Sin does not change a person's DNA. We cannot find any 'guilt' or 'sin' or any trace of wrongdoing by examining the DNA of criminals. I'm sorry, I appreciate you may not have meant this literally, but I don't really see what you DID mean by it… (to Karla)
Okay. Bare with me here, this is likely to get confusing, but I'm going to try my best. First, the claim that sin does not change a person's DNA. A simple example comes to mind: if you'll grant that excessive cigarette smoking is sin, such adversely changes human DNA. If you'll grant that blowing people up with nuclear bombs is sin, such can adversely change human DNA, specifically by damaging bonds between oxygen (O) and phosphate groups (P). These are empirically observable phenomena, and the underlying principle here is that aside from being offense to God, sin also has objective consequences in the here and now. We misunderstand the scope of sin if we frame it exclusively in its moral context.
When indulged, it's reasonable that even 'mental' sins such as hatred either directly or indirectly change our DNA. To quote organic chemist David Hamilton, "There is a whole branch of medicine called psycho-neuro-immunology, which studies the effect of thoughts and emotions on our biochemistry. The biochemistry is intimately connected with the DNA, so if these biologichemical components are affected by thoughts and emotions then thoughts and emotions must also affect our DNA." (It's The Thought That Counts, Hamilton Press, 2005)
Let me be clear: sin simply means missing God's mark, and that can occur any number of ways. I am not saying each and every instance of sin from murder to gluttony to hatred changes our DNA, though it's certainly possible. Either way, it follows that if the Genesis story is true in the literal sense we've just discussed, and if we grant that excessive cigarette smoking and blowing people up with nuclear bombs and indulging in hatred are sins, then the idea that sin can change human DNA seems not only consistent with the Bible, but empirically corroborated. So in this sense, we can say yes, sin would change our DNA, and these changes would pass on through our genes — quite literally.
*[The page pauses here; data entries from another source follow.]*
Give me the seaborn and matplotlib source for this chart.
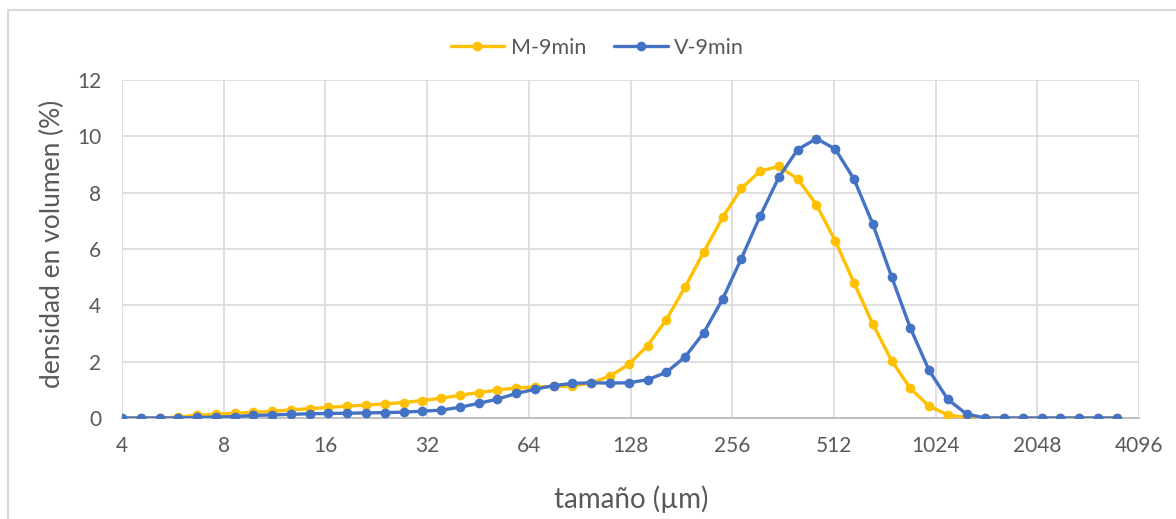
import numpy as np
import pandas as pd
import matplotlib
matplotlib.use("Agg")
import matplotlib.pyplot as plt
from matplotlib.patches import Rectangle
import seaborn as sns

# ---- data ----
sizes_um = [4.000, 4.546, 5.166, 5.871, 6.672, 7.583, 8.618, 9.794, 11.13, 12.65,
            14.38, 16.34, 18.57, 21.10, 23.98, 27.25, 30.97, 35.20, 40.00, 45.46,
            51.66, 58.71, 66.72, 75.83, 86.18, 97.94, 111.3, 126.5, 143.8, 163.4,
            185.7, 211.0, 239.8, 272.5, 309.7, 352.0, 400.0, 454.6, 516.6, 587.1,
            667.2, 758.3, 861.8, 979.4, 1113, 1265, 1438, 1634, 1857, 2110,
            2398, 2725, 3097, 3520]

m_9min = [0, 0, 0, 0.03, 0.10, 0.13, 0.17, 0.20, 0.24, 0.29,
          0.33, 0.38, 0.42, 0.46, 0.50, 0.55, 0.62, 0.70, 0.81, 0.90,
          0.99, 1.07, 1.10, 1.12, 1.14, 1.24, 1.49, 1.90, 2.57, 3.49,
          4.65, 5.90, 7.12, 8.15, 8.77, 8.93, 8.49, 7.57, 6.29, 4.80,
          3.34, 2.04, 1.05, 0.42, 0.11, 0.01, 0, 0, 0, 0,
          0, 0, 0, 0]

v_9min = [0, 0, 0, 0, 0.02, 0.03, 0.05, 0.09, 0.11, 0.13,
          0.15, 0.16, 0.17, 0.18, 0.19, 0.21, 0.24, 0.28, 0.38, 0.52,
          0.67, 0.87, 1.02, 1.15, 1.23, 1.25, 1.24, 1.25, 1.36, 1.62,
          2.17, 3.03, 4.22, 5.66, 7.17, 8.55, 9.53, 9.92, 9.55, 8.48,
          6.89, 5.02, 3.20, 1.69, 0.66, 0.14, 0, 0, 0, 0,
          0, 0, 0, 0]

series_names = ["M-9min", "V-9min"]
series_colors = ["#FFC000", "#4472C4"]
x_ticks = [4, 8, 16, 32, 64, 128, 256, 512, 1024, 2048, 4096]
y_ticks = [0, 2, 4, 6, 8, 10, 12]

df = pd.concat([
    pd.DataFrame({"size": sizes_um, "dens": m_9min, "serie": series_names[0]}),
    pd.DataFrame({"size": sizes_um, "dens": v_9min, "serie": series_names[1]}),
])

# ---- style ----
sns.set_style("white")
plt.rcParams["font.family"] = ["Lato", "DejaVu Sans"]
text_color = "#595959"

fig = plt.figure(figsize=(11.76, 5.19), dpi=100)
ax = fig.add_axes([122 / 1176, 1 - 418 / 519, (1139 - 122) / 1176, (418 - 80) / 519])

sns.lineplot(data=df, x="size", y="dens", hue="serie", hue_order=series_names,
             palette=series_colors, marker="o", markersize=7, markeredgewidth=0,
             linewidth=2.4, legend=False, ax=ax, zorder=3)

ax.set_xscale("log", base=2)
ax.set_xlim(4, 4096)
ax.set_ylim(0, 12)
ax.set_xticks(x_ticks)
ax.set_xticklabels([str(t) for t in x_ticks])
ax.set_yticks(y_ticks)
ax.set_yticklabels([str(t) for t in y_ticks])
ax.xaxis.set_minor_locator(matplotlib.ticker.NullLocator())

ax.grid(True, color="#d9d9d9", linewidth=1.2, zorder=0)
ax.set_axisbelow(True)
for s in ["top", "right", "left"]:
    ax.spines[s].set_visible(False)
ax.spines["bottom"].set_color("#bfbfbf")
ax.spines["bottom"].set_linewidth(1.4)
ax.spines["bottom"].set_zorder(1)

ax.tick_params(axis="both", length=0, labelsize=15, labelcolor=text_color)
ax.tick_params(axis="x", pad=13)
ax.tick_params(axis="y", pad=15)

ax.set_xlabel("tamaño (µm)", fontsize=20, color=text_color, va="center")
ax.xaxis.set_label_coords(0.501, -0.24)
ax.set_ylabel("densidad en volumen (%)", fontsize=19, color=text_color, va="center")
ax.yaxis.set_label_coords(-0.068, 0.515)

handles = ax.lines[:2]
leg = fig.legend(handles=handles, labels=series_names, loc="center",
                 bbox_to_anchor=(0.508, 1 - 48 / 519), bbox_transform=fig.transFigure,
                 ncol=2, frameon=False, fontsize=15.5, handlelength=2.5,
                 handletextpad=0.3, columnspacing=1.3)
for t in leg.get_texts():
    t.set_color(text_color)

fig.patches.append(Rectangle((8 / 1176, -0.1), 1.2, (519 - 10) / 519 + 0.1,
                             transform=fig.transFigure, fill=False,
                             edgecolor="#d9d9d9", linewidth=1.5))

fig.savefig("out.png", dpi=100)
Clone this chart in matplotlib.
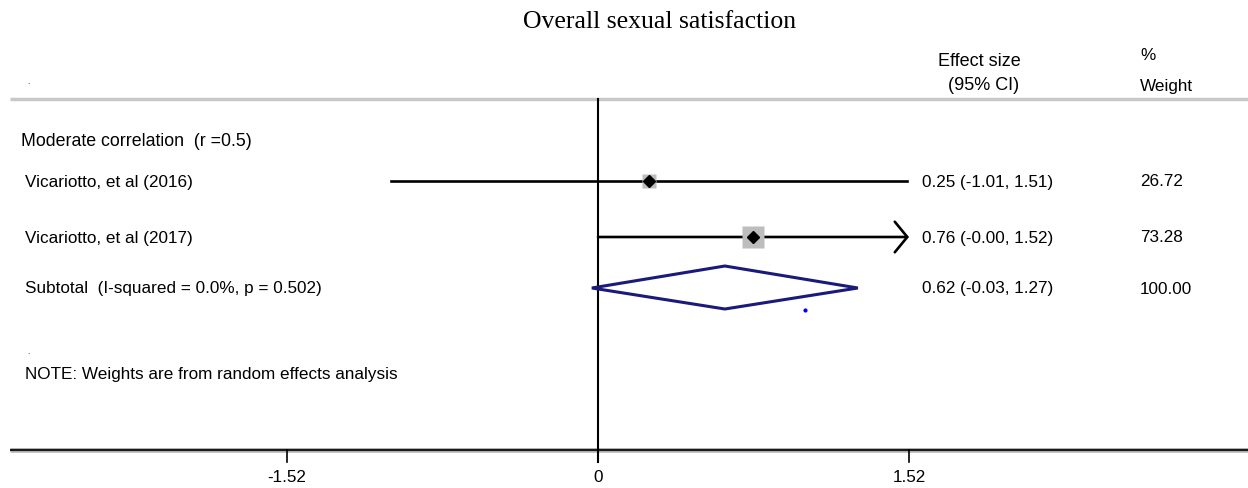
import matplotlib.pyplot as plt

plt.rcParams['font.family'] = ['Liberation Sans', 'DejaVu Sans']

title = "Overall sexual satisfaction"
group_label = "Moderate correlation  (r =0.5)"
studies = ["Vicariotto, et al (2016)", "Vicariotto, et al (2017)"]
effects = [0.25, 0.76]
lower = [-1.01, -0.00]
upper = [1.51, 1.52]
weights = [26.72, 73.28]
ci_text = ["0.25 (-1.01, 1.51)", "0.76 (-0.00, 1.52)"]

subtotal_label = "Subtotal  (I-squared = 0.0%, p = 0.502)"
sub_es, sub_lo, sub_hi = 0.62, -0.03, 1.27
sub_text = "0.62 (-0.03, 1.27)"
sub_weight = "100.00"
note = "NOTE: Weights are from random effects analysis"

ticks = [-1.52, 0, 1.52]
tick_labels = ["-1.52", "0", "1.52"]
axis_max = 1.52

# pixel scale: 0 at x=598, 204.6 px per unit
W, H = 1248, 489
px_per_unit = 204.6
x0 = 598
def px(v):
    return (v - x0) / px_per_unit

fs = 12.3

fig = plt.figure(figsize=(W / 100, H / 100), dpi=100)
ax = fig.add_axes([0, 0, 1, 1])
ax.set_xlim(px(0), px(W))
ax.set_ylim(H, 0)
ax.axis('off')

row_y = [182, 238]
sub_y = 289

# title and header
ax.text(px(660), 22, title, family='Liberation Serif', fontsize=18.5, ha='center', va='center')
ax.text(px(28), 83, '.', fontsize=6, ha='center', va='center')
ax.text(px(979), 62, "Effect size", fontsize=13, ha='center', va='center')
ax.text(px(984), 85, "(95% CI)", fontsize=13, ha='center', va='center')
ax.text(px(1148), 55, "%", fontsize=fs, ha='center', va='center')
ax.text(px(1140), 86, "Weight", fontsize=fs, ha='left', va='center')

# top rule and bottom axis
ax.plot([px(10), px(W)], [100, 100], color='#c8c8c8', lw=2.5, solid_capstyle='butt')
ax.plot([px(10), px(W)], [451, 451], color='#c0c0c0', lw=3.5, solid_capstyle='butt')
ax.plot([px(10), px(W)], [451, 451], color='#1a1a1a', lw=1.6, solid_capstyle='butt')
ax.plot([0, 0], [100, 463], color='black', lw=1.5)
for t, lab in zip(ticks, tick_labels):
    ax.plot([t, t], [451, 463], color='black', lw=1.2)
    ax.text(t, 478, lab, fontsize=fs, ha='center', va='center')

# group / study labels
ax.text(px(21), 142, group_label, fontsize=fs + 0.5, ha='left', va='center')
for y, name, es, lo, hi, w, ct in zip(row_y, studies, effects, lower, upper, weights, ci_text):
    ax.text(px(25), y, name, fontsize=fs, ha='left', va='center')
    if hi >= axis_max:
        ax.annotate('', xy=(axis_max, y), xytext=(lo, y),
                    arrowprops=dict(arrowstyle='->, head_length=0.45, head_width=0.55',
                                    lw=1.9, color='black', mutation_scale=20,
                                    shrinkA=0, shrinkB=0))
    else:
        ax.plot([lo, hi], [y, y], color='black', lw=1.9)
    size = 1.9 * (w ** 0.5)
    ax.plot(es, y, marker='s', ms=size, color='#bdbdbd', mec='none', zorder=3)
    ax.plot(es, y, marker='D', ms=6.3, color='black', zorder=4)
    ax.text(px(922), y, ct, fontsize=fs, ha='left', va='center')
    ax.text(px(1140), y, f"{w:.2f}", fontsize=fs, ha='left', va='center')

# subtotal diamond
ax.text(px(25), sub_y, subtotal_label, fontsize=fs, ha='left', va='center')
ax.fill([sub_lo, sub_es, sub_hi, sub_es, sub_lo],
        [sub_y, sub_y - 22, sub_y, sub_y + 21, sub_y],
        facecolor='white', edgecolor='#1a1a7a', lw=2.2, zorder=3)
ax.plot(px(805), 311, marker='o', ms=3, color='blue', mec='none')
ax.text(px(922), sub_y, sub_text, fontsize=fs, ha='left', va='center')
ax.text(px(1140), sub_y, sub_weight, fontsize=fs, ha='left', va='center')

ax.text(px(28), 352, '.', fontsize=6, ha='center', va='center')
ax.text(px(25), 374, note, fontsize=fs, ha='left', va='center')

fig.savefig('out.png', dpi=100)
Sins carry their punishment with them by the order of nature and by virtue of the mechanical structure of things itself; and in the same way, noble actions will attract their rewards by ways which are mechanical as far as bodies are concerned… -Gottfried Leibniz
So when Ritchie asks how Adam and Eve eating a piece of fruit changed their DNA, I submit that I've not claimed it would. Rather, the biological ramifications of being consigned to death is what would have changed our DNA — the genetic downgrade — not the simple act of eating the fruit.
Turning to the first of Ritchie's final two questions, the ability to identify guilt in blood samples isn't a logical ramification of my argument. Per the argument I've just made here, it is certainly reasonable that guilt might produce observable, empirical effects on the human body, but guilt itself is actually a psychological mindset, not something a blood test would reveal. Yes, I did say that in a sense sin gets "passed on" through genetics, and that it can change our DNA, but that doesn't entail that we should be able to "find" sin or guilt in blood samples. In and of themselves, sins — both individual and original — change things; they are not things.
Likewise, asking whether criminals should be prevented from breeding also becomes a non-sequitur, because it's not just the people modern society thinks of as criminal who have compromised DNA as a result of sin — it's the entire human race — because we're all biologically related, and we're all under the affects of the fall. We're all a family. What affects one member affects us all, and we can't live in two mutually exclusive worlds at once.
I don't see anything logically inconsistent about it.